Syria is in an existential battle. Surgical, pin prick NATO
attacks are trivial compared to the prospect of Syrian forces destroying the
rebel concentrations east of Damascus. This means Syria might not retaliate for
a US attack, but just continue to prosecute the fight. Iran and Lebanese
Hizballah are the more dangerous sources of retaliation.

As for ripple effects, Iran is so heavily invested in the
survival of the government in Syria that US and NATO planners must plan for
retaliatory attacks in Western Europe, in the US, in the Persian Gulf states
and everywhere the Iranian Revolutionary Guards Corps Quds Force has a
presence. Iran's responses will depend on the damage inflicted on Syria.

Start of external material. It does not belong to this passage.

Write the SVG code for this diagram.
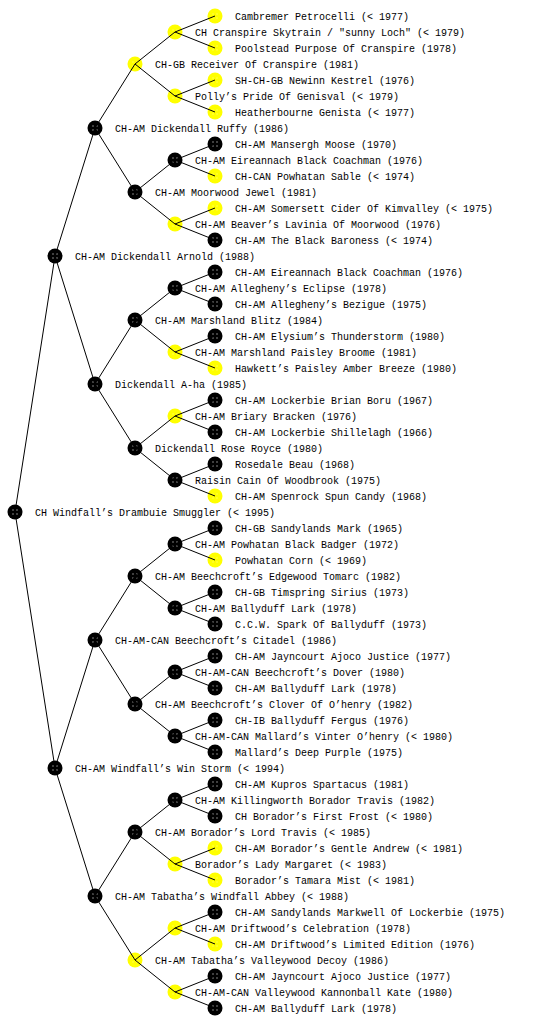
<svg xmlns="http://www.w3.org/2000/svg" xmlns:xlink="http://www.w3.org/1999/xlink" width="560" height="1024" viewBox="0 0 560 1024">
<style>
text{font-family:"Liberation Mono","DejaVu Sans Mono",monospace;font-size:10px;fill:#000}
#edges line{stroke:#000;stroke-width:1}
</style>
<defs>
<pattern id="wd" patternUnits="userSpaceOnUse" x="0.5" y="0.5" width="4" height="4"><rect x="1" y="1" width="1" height="1" fill="#fff"/></pattern>
<pattern id="yd" patternUnits="userSpaceOnUse" x="0.5" y="0.5" width="4" height="4"><rect x="1" y="1" width="1" height="1" fill="#ffff90"/></pattern>
<g id="B"><circle r="7.5" fill="#000"/><circle r="5" fill="url(#wd)"/></g>
<g id="Y"><circle r="7.5" fill="#ffff00"/><circle r="5" fill="url(#yd)"/></g>
</defs>
<rect width="560" height="1024" fill="#fff"/>
<g id="nodes">
<g id="n1"><use xlink:href="#Y" x="215" y="16"/><text x="235" y="19.5">Cambremer Petrocelli (&lt; 1977)</text></g>
<g id="n2"><use xlink:href="#Y" x="175" y="32"/><text x="195" y="35.5">CH Cranspire Skytrain / "sunny Loch" (&lt; 1979)</text></g>
<g id="n3"><use xlink:href="#Y" x="215" y="48"/><text x="235" y="51.5">Poolstead Purpose Of Cranspire (1978)</text></g>
<g id="n4"><use xlink:href="#Y" x="135" y="64"/><text x="155" y="67.5">CH-GB Receiver Of Cranspire (1981)</text></g>
<g id="n5"><use xlink:href="#Y" x="215" y="80"/><text x="235" y="83.5">SH-CH-GB Newinn Kestrel (1976)</text></g>
<g id="n6"><use xlink:href="#Y" x="175" y="96"/><text x="195" y="99.5">Polly’s Pride Of Genisval (&lt; 1979)</text></g>
<g id="n7"><use xlink:href="#Y" x="215" y="112"/><text x="235" y="115.5">Heatherbourne Genista (&lt; 1977)</text></g>
<g id="n8"><use xlink:href="#B" x="95" y="128"/><text x="115" y="131.5">CH-AM Dickendall Ruffy (1986)</text></g>
<g id="n9"><use xlink:href="#B" x="215" y="144"/><text x="235" y="147.5">CH-AM Mansergh Moose (1970)</text></g>
<g id="n10"><use xlink:href="#B" x="175" y="160"/><text x="195" y="163.5">CH-AM Eireannach Black Coachman (1976)</text></g>
<g id="n11"><use xlink:href="#Y" x="215" y="176"/><text x="235" y="179.5">CH-CAN Powhatan Sable (&lt; 1974)</text></g>
<g id="n12"><use xlink:href="#B" x="135" y="192"/><text x="155" y="195.5">CH-AM Moorwood Jewel (1981)</text></g>
<g id="n13"><use xlink:href="#Y" x="215" y="208"/><text x="235" y="211.5">CH-AM Somersett Cider Of Kimvalley (&lt; 1975)</text></g>
<g id="n14"><use xlink:href="#Y" x="175" y="224"/><text x="195" y="227.5">CH-AM Beaver’s Lavinia Of Moorwood (1976)</text></g>
<g id="n15"><use xlink:href="#B" x="215" y="240"/><text x="235" y="243.5">CH-AM The Black Baroness (&lt; 1974)</text></g>
<g id="n16"><use xlink:href="#B" x="55" y="256"/><text x="75" y="259.5">CH-AM Dickendall Arnold (1988)</text></g>
<g id="n17"><use xlink:href="#B" x="215" y="272"/><text x="235" y="275.5">CH-AM Eireannach Black Coachman (1976)</text></g>
<g id="n18"><use xlink:href="#B" x="175" y="288"/><text x="195" y="291.5">CH-AM Allegheny’s Eclipse (1978)</text></g>
<g id="n19"><use xlink:href="#B" x="215" y="304"/><text x="235" y="307.5">CH-AM Allegheny’s Bezigue (1975)</text></g>
<g id="n20"><use xlink:href="#B" x="135" y="320"/><text x="155" y="323.5">CH-AM Marshland Blitz (1984)</text></g>
<g id="n21"><use xlink:href="#B" x="215" y="336"/><text x="235" y="339.5">CH-AM Elysium’s Thunderstorm (1980)</text></g>
<g id="n22"><use xlink:href="#Y" x="175" y="352"/><text x="195" y="355.5">CH-AM Marshland Paisley Broome (1981)</text></g>
<g id="n23"><use xlink:href="#Y" x="215" y="368"/><text x="235" y="371.5">Hawkett’s Paisley Amber Breeze (1980)</text></g>
<g id="n24"><use xlink:href="#B" x="95" y="384"/><text x="115" y="387.5">Dickendall A-ha (1985)</text></g>
<g id="n25"><use xlink:href="#B" x="215" y="400"/><text x="235" y="403.5">CH-AM Lockerbie Brian Boru (1967)</text></g>
<g id="n26"><use xlink:href="#Y" x="175" y="416"/><text x="195" y="419.5">CH-AM Briary Bracken (1976)</text></g>
<g id="n27"><use xlink:href="#B" x="215" y="432"/><text x="235" y="435.5">CH-AM Lockerbie Shillelagh (1966)</text></g>
<g id="n28"><use xlink:href="#B" x="135" y="448"/><text x="155" y="451.5">Dickendall Rose Royce (1980)</text></g>
<g id="n29"><use xlink:href="#B" x="215" y="464"/><text x="235" y="467.5">Rosedale Beau (1968)</text></g>
<g id="n30"><use xlink:href="#B" x="175" y="480"/><text x="195" y="483.5">Raisin Cain Of Woodbrook (1975)</text></g>
<g id="n31"><use xlink:href="#Y" x="215" y="496"/><text x="235" y="499.5">CH-AM Spenrock Spun Candy (1968)</text></g>
<g id="n32"><use xlink:href="#B" x="15" y="512"/><text x="35" y="515.5">CH Windfall’s Drambuie Smuggler (&lt; 1995)</text></g>
<g id="n33"><use xlink:href="#B" x="215" y="528"/><text x="235" y="531.5">CH-GB Sandylands Mark (1965)</text></g>
<g id="n34"><use xlink:href="#B" x="175" y="544"/><text x="195" y="547.5">CH-AM Powhatan Black Badger (1972)</text></g>
<g id="n35"><use xlink:href="#Y" x="215" y="560"/><text x="235" y="563.5">Powhatan Corn (&lt; 1969)</text></g>
<g id="n36"><use xlink:href="#B" x="135" y="576"/><text x="155" y="579.5">CH-AM Beechcroft’s Edgewood Tomarc (1982)</text></g>
<g id="n37"><use xlink:href="#B" x="215" y="592"/><text x="235" y="595.5">CH-GB Timspring Sirius (1973)</text></g>
<g id="n38"><use xlink:href="#B" x="175" y="608"/><text x="195" y="611.5">CH-AM Ballyduff Lark (1978)</text></g>
<g id="n39"><use xlink:href="#B" x="215" y="624"/><text x="235" y="627.5">C.C.W. Spark Of Ballyduff (1973)</text></g>
<g id="n40"><use xlink:href="#B" x="95" y="640"/><text x="115" y="643.5">CH-AM-CAN Beechcroft’s Citadel (1986)</text></g>
<g id="n41"><use xlink:href="#B" x="215" y="656"/><text x="235" y="659.5">CH-AM Jayncourt Ajoco Justice (1977)</text></g>
<g id="n42"><use xlink:href="#B" x="175" y="672"/><text x="195" y="675.5">CH-AM-CAN Beechcroft’s Dover (1980)</text></g>
<g id="n43"><use xlink:href="#B" x="215" y="688"/><text x="235" y="691.5">CH-AM Ballyduff Lark (1978)</text></g>
<g id="n44"><use xlink:href="#B" x="135" y="704"/><text x="155" y="707.5">CH-AM Beechcroft’s Clover Of O’henry (1982)</text></g>
<g id="n45"><use xlink:href="#B" x="215" y="720"/><text x="235" y="723.5">CH-IB Ballyduff Fergus (1976)</text></g>
<g id="n46"><use xlink:href="#B" x="175" y="736"/><text x="195" y="739.5">CH-AM-CAN Mallard’s Vinter O’henry (&lt; 1980)</text></g>
<g id="n47"><use xlink:href="#B" x="215" y="752"/><text x="235" y="755.5">Mallard’s Deep Purple (1975)</text></g>
<g id="n48"><use xlink:href="#B" x="55" y="768"/><text x="75" y="771.5">CH-AM Windfall’s Win Storm (&lt; 1994)</text></g>
<g id="n49"><use xlink:href="#B" x="215" y="784"/><text x="235" y="787.5">CH-AM Kupros Spartacus (1981)</text></g>
<g id="n50"><use xlink:href="#B" x="175" y="800"/><text x="195" y="803.5">CH-AM Killingworth Borador Travis (1982)</text></g>
<g id="n51"><use xlink:href="#B" x="215" y="816"/><text x="235" y="819.5">CH Borador’s First Frost (&lt; 1980)</text></g>
<g id="n52"><use xlink:href="#B" x="135" y="832"/><text x="155" y="835.5">CH-AM Borador’s Lord Travis (&lt; 1985)</text></g>
<g id="n53"><use xlink:href="#Y" x="215" y="848"/><text x="235" y="851.5">CH-AM Borador’s Gentle Andrew (&lt; 1981)</text></g>
<g id="n54"><use xlink:href="#Y" x="175" y="864"/><text x="195" y="867.5">Borador’s Lady Margaret (&lt; 1983)</text></g>
<g id="n55"><use xlink:href="#Y" x="215" y="880"/><text x="235" y="883.5">Borador’s Tamara Mist (&lt; 1981)</text></g>
<g id="n56"><use xlink:href="#B" x="95" y="896"/><text x="115" y="899.5">CH-AM Tabatha’s Windfall Abbey (&lt; 1988)</text></g>
<g id="n57"><use xlink:href="#B" x="215" y="912"/><text x="235" y="915.5">CH-AM Sandylands Markwell Of Lockerbie (1975)</text></g>
<g id="n58"><use xlink:href="#Y" x="175" y="928"/><text x="195" y="931.5">CH-AM Driftwood’s Celebration (1978)</text></g>
<g id="n59"><use xlink:href="#Y" x="215" y="944"/><text x="235" y="947.5">CH-AM Driftwood’s Limited Edition (1976)</text></g>
<g id="n60"><use xlink:href="#Y" x="135" y="960"/><text x="155" y="963.5">CH-AM Tabatha’s Valleywood Decoy (1986)</text></g>
<g id="n61"><use xlink:href="#B" x="215" y="976"/><text x="235" y="979.5">CH-AM Jayncourt Ajoco Justice (1977)</text></g>
<g id="n62"><use xlink:href="#Y" x="175" y="992"/><text x="195" y="995.5">CH-AM-CAN Valleywood Kannonball Kate (1980)</text></g>
<g id="n63"><use xlink:href="#B" x="215" y="1008"/><text x="235" y="1011.5">CH-AM Ballyduff Lark (1978)</text></g>
</g>
<g id="edges">
<line x1="15" y1="512" x2="55" y2="256"/><line x1="15" y1="512" x2="55" y2="768"/>
<line x1="55" y1="256" x2="95" y2="128"/><line x1="55" y1="256" x2="95" y2="384"/>
<line x1="55" y1="768" x2="95" y2="640"/><line x1="55" y1="768" x2="95" y2="896"/>
<line x1="95" y1="128" x2="135" y2="64"/><line x1="95" y1="128" x2="135" y2="192"/>
<line x1="95" y1="384" x2="135" y2="320"/><line x1="95" y1="384" x2="135" y2="448"/>
<line x1="95" y1="640" x2="135" y2="576"/><line x1="95" y1="640" x2="135" y2="704"/>
<line x1="95" y1="896" x2="135" y2="832"/><line x1="95" y1="896" x2="135" y2="960"/>
<line x1="135" y1="64" x2="175" y2="32"/><line x1="135" y1="64" x2="175" y2="96"/>
<line x1="135" y1="192" x2="175" y2="160"/><line x1="135" y1="192" x2="175" y2="224"/>
<line x1="135" y1="320" x2="175" y2="288"/><line x1="135" y1="320" x2="175" y2="352"/>
<line x1="135" y1="448" x2="175" y2="416"/><line x1="135" y1="448" x2="175" y2="480"/>
<line x1="135" y1="576" x2="175" y2="544"/><line x1="135" y1="576" x2="175" y2="608"/>
<line x1="135" y1="704" x2="175" y2="672"/><line x1="135" y1="704" x2="175" y2="736"/>
<line x1="135" y1="832" x2="175" y2="800"/><line x1="135" y1="832" x2="175" y2="864"/>
<line x1="135" y1="960" x2="175" y2="928"/><line x1="135" y1="960" x2="175" y2="992"/>
<line x1="175" y1="32" x2="215" y2="16"/><line x1="175" y1="32" x2="215" y2="48"/>
<line x1="175" y1="96" x2="215" y2="80"/><line x1="175" y1="96" x2="215" y2="112"/>
<line x1="175" y1="160" x2="215" y2="144"/><line x1="175" y1="160" x2="215" y2="176"/>
<line x1="175" y1="224" x2="215" y2="208"/><line x1="175" y1="224" x2="215" y2="240"/>
<line x1="175" y1="288" x2="215" y2="272"/><line x1="175" y1="288" x2="215" y2="304"/>
<line x1="175" y1="352" x2="215" y2="336"/><line x1="175" y1="352" x2="215" y2="368"/>
<line x1="175" y1="416" x2="215" y2="400"/><line x1="175" y1="416" x2="215" y2="432"/>
<line x1="175" y1="480" x2="215" y2="464"/><line x1="175" y1="480" x2="215" y2="496"/>
<line x1="175" y1="544" x2="215" y2="528"/><line x1="175" y1="544" x2="215" y2="560"/>
<line x1="175" y1="608" x2="215" y2="592"/><line x1="175" y1="608" x2="215" y2="624"/>
<line x1="175" y1="672" x2="215" y2="656"/><line x1="175" y1="672" x2="215" y2="688"/>
<line x1="175" y1="736" x2="215" y2="720"/><line x1="175" y1="736" x2="215" y2="752"/>
<line x1="175" y1="800" x2="215" y2="784"/><line x1="175" y1="800" x2="215" y2="816"/>
<line x1="175" y1="864" x2="215" y2="848"/><line x1="175" y1="864" x2="215" y2="880"/>
<line x1="175" y1="928" x2="215" y2="912"/><line x1="175" y1="928" x2="215" y2="944"/>
<line x1="175" y1="992" x2="215" y2="976"/><line x1="175" y1="992" x2="215" y2="1008"/>
</g>
</svg>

Concerning leading from behind, American audiences
apparently are not aware that in Libya and in Mali, Western European air forces
were unable to sustain combat flight and logistics operations without
comprehensive US support, from intelligence to mission planning to all types of
resupply. Some US military personnel are resentful because they received so
little recognition for so much effort to compensate for European NATO lack of
capabilities.

The notion of leading from behind is a political and media
myth. NATO is incapable of sustaining any but the most elementary level of air
combat for a minimal amount of time without comprehensive US support. That
means the feel-good notion of a coalition of the willing is actually a cover
term for US military operations with minimal NATO help for window dressing.

Is anyone, do you think, saying, or perhaps, shouting, this sort of sceptical commonsense into the ears of our leaders?  Take that as a 'no', shall I?